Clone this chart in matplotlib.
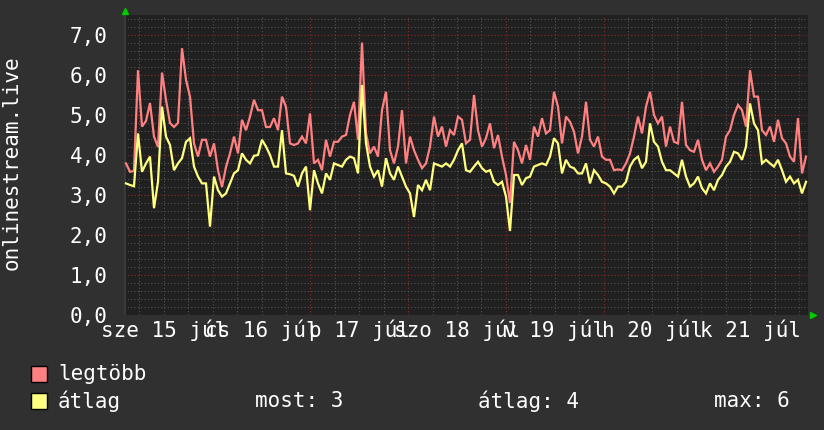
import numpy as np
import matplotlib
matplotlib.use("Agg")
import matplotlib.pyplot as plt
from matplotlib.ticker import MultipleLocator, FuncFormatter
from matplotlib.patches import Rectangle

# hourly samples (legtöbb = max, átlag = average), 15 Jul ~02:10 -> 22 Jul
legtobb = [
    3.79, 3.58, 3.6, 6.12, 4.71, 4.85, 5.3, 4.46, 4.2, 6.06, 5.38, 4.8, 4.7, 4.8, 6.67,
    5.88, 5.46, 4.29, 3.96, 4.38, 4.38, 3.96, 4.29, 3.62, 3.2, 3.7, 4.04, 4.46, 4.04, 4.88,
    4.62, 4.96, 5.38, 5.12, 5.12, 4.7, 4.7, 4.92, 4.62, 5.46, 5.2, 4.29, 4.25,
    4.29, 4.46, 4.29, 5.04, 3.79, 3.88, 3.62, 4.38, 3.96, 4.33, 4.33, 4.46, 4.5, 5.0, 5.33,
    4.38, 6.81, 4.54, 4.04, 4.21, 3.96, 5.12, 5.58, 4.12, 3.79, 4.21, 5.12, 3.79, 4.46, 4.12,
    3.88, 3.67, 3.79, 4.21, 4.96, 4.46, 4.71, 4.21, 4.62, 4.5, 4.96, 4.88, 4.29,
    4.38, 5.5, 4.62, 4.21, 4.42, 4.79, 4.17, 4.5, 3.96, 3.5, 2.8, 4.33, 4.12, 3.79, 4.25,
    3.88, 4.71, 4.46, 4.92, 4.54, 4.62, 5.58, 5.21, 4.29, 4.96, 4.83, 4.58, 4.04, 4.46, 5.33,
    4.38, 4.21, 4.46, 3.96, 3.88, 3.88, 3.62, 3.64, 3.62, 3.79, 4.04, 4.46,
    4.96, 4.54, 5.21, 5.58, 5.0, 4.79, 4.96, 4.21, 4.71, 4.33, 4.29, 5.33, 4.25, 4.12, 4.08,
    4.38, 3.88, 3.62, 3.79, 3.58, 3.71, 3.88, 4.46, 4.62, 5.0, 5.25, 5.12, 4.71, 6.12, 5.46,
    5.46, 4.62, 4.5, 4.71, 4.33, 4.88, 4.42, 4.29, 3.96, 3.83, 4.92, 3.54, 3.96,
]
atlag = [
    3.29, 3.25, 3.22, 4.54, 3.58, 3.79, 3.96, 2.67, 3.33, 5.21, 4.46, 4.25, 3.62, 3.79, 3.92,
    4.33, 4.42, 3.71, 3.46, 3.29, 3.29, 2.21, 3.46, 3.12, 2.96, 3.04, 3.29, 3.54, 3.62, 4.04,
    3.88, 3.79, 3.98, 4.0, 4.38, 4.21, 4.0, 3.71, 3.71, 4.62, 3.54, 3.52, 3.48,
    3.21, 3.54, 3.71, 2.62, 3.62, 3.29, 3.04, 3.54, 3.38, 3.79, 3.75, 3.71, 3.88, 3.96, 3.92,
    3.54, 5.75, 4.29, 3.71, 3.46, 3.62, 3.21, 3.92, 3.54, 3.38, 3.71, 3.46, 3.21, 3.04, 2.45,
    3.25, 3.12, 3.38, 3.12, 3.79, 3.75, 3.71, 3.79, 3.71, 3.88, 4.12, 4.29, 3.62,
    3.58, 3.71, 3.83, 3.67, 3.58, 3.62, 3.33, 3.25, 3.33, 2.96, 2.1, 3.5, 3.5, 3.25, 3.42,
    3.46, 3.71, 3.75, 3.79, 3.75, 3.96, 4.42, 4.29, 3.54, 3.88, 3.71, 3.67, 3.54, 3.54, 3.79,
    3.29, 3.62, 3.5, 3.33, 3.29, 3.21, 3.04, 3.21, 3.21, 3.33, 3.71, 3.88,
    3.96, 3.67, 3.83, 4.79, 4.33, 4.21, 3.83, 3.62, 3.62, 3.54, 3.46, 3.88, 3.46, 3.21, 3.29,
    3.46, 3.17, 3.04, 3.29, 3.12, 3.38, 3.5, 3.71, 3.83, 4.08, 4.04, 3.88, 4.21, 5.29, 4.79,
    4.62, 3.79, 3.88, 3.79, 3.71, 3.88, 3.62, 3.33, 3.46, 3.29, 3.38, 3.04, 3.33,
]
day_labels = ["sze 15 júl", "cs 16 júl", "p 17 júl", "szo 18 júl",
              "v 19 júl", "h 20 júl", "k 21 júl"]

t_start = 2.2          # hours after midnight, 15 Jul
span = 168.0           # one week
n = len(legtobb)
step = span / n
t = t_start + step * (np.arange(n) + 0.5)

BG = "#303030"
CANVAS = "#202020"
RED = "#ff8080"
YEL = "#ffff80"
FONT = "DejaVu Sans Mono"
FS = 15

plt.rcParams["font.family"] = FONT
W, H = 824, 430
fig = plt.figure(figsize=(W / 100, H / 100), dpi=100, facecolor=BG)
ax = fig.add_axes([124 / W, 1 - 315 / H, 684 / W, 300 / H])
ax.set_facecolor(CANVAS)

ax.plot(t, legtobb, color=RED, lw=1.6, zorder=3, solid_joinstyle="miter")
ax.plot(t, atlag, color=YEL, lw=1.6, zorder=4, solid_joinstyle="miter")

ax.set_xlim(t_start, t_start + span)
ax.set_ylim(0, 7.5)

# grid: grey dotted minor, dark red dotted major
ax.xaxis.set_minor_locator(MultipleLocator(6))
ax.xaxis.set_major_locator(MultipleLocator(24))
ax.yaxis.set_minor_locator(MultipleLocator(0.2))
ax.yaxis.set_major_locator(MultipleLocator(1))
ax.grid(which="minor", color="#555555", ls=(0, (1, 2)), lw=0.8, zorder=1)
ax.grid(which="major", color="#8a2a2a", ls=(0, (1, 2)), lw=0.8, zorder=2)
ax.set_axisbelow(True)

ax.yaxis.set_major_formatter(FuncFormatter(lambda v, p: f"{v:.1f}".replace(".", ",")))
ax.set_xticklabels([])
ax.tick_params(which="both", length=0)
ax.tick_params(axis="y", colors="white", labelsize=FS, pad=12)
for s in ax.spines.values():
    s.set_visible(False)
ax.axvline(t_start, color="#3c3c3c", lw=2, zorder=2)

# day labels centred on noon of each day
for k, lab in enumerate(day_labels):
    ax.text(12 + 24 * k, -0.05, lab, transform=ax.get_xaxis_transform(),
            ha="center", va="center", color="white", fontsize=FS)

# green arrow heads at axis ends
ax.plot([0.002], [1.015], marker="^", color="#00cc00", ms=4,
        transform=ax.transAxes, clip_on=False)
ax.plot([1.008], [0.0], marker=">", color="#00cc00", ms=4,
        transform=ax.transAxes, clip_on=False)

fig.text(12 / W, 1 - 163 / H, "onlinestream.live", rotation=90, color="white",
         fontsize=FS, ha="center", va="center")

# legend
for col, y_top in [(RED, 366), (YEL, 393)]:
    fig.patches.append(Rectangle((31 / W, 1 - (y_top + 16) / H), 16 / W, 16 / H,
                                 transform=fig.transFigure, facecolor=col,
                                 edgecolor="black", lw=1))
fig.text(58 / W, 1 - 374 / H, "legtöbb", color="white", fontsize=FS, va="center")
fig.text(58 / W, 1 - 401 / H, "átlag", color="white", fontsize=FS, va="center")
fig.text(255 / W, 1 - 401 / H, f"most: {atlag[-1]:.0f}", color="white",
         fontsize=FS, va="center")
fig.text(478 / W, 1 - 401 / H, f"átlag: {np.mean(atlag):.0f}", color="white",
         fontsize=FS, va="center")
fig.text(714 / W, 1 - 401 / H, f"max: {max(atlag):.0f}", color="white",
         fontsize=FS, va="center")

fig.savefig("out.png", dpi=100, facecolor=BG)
....................
Exercise task
Write out, word for word, the lines from the start of the data through the one holding "from matplotlib.patches import Rectangle". Omit pictures.

The response
Clone this chart in matplotlib.
import numpy as np
import matplotlib
matplotlib.use("Agg")
import matplotlib.pyplot as plt
from matplotlib.ticker import MultipleLocator, FuncFormatter
from matplotlib.patches import Rectangle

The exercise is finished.